Assembly members James Tedisco and Nicole Malliotakis demonstrate the amount of paper being used to print bills for members of the Legislature. They support a bill to provide electronic versions of bills for lawmakers to save money and reduce waste. Photo by AP.
June 24, 2013The Legislature passed a bill (A.7868/S.4471-a) last week that would allow legislation to be delivered to lawmakers electronically, cutting down on the amount of time, paper and money used to satisfy the constitutional requirements that bills be on members desks prior to voting.
Assemblyman Jim Tedisco, R-Glenville, strongly supported the bill that would allow New York state's Legislature to go digital in order to save money and reduce environmental waste caused by printing bills on paper.
"If you visit our beautiful state Capitol, one thing that's striking is the obscene amount of paper being wasted. Walk into the Assembly and Senate Chambers and you'll see reams of bills stacked up on members desks. And outside those chambers you'll find cartloads overflowing with stacks of unread bills still wrapped in twine waiting to be hauled away to the landfill. There's no reason to waste all this paper when a digital copy of the bill could suffice," said Tedisco.
Under the legislation, sponsored by Assemblywoman Sandra Galef and Sen. Carl Marcellino, digital copies of the bills would be available to legislators right from their desks using an online system similar to the way New York residents publicly access bills.
It would change the current requirement that every legislator have a paper copy of a bill, saving taxpayers up to $53 million a year in paper printing and waste costs.
Legislators can opt out of the program and continue to receive paper bills. Because the bill changes the state Constitution, voters would need to approve the measure on a ballot referendum.
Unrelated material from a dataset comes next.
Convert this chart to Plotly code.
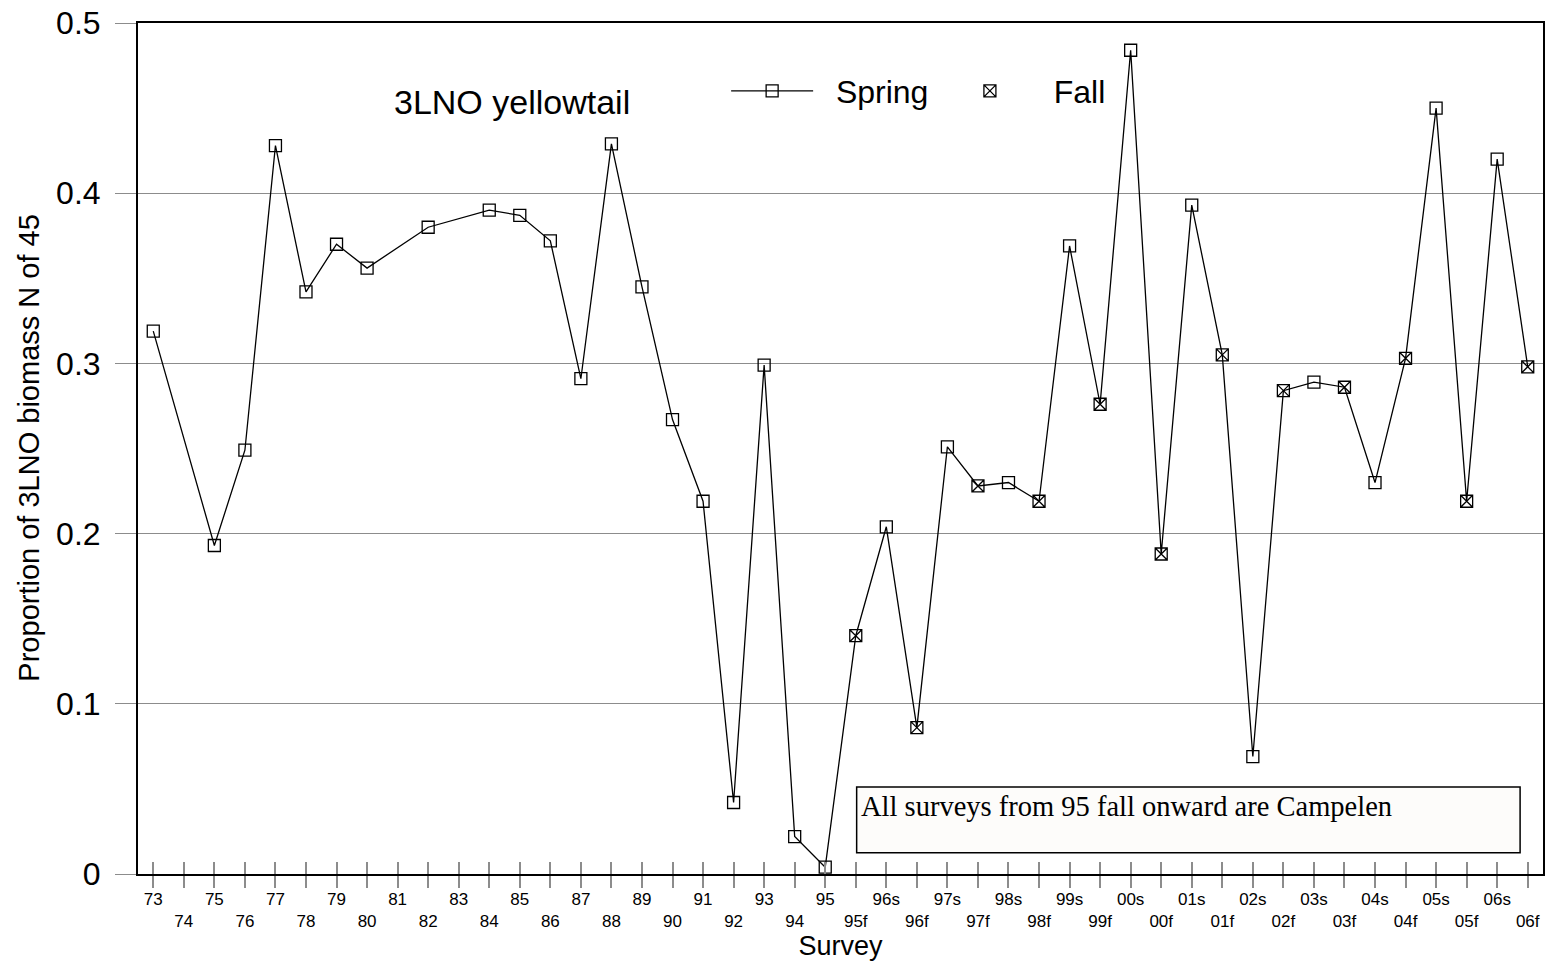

"With the hubbub over passing a constitutional amendment to allow for casino gambling in New York, there's been little discussion about another amendment that could really save tax dollars; enabling state government to go digital. Our founding fathers were wise but they never envisioned iPads, laptops, and smart phones as a means of delivering information," Tedisco said.
Tedisco is sponsoring the Legislative Online Paperwork Reduction Act (A.6080) which would reduce the number of bills, reports, digests, records and various documents printed by the New York state Legislature and establish a process to make these documents available electronically through the Senate, Assembly and state agency websites.
"We're moving the state government into the 21st century with its communications. With passage of this legislation, in November 2014, voters will have the opportunity to save tax dollars and make mother earth smile," Tedisco said.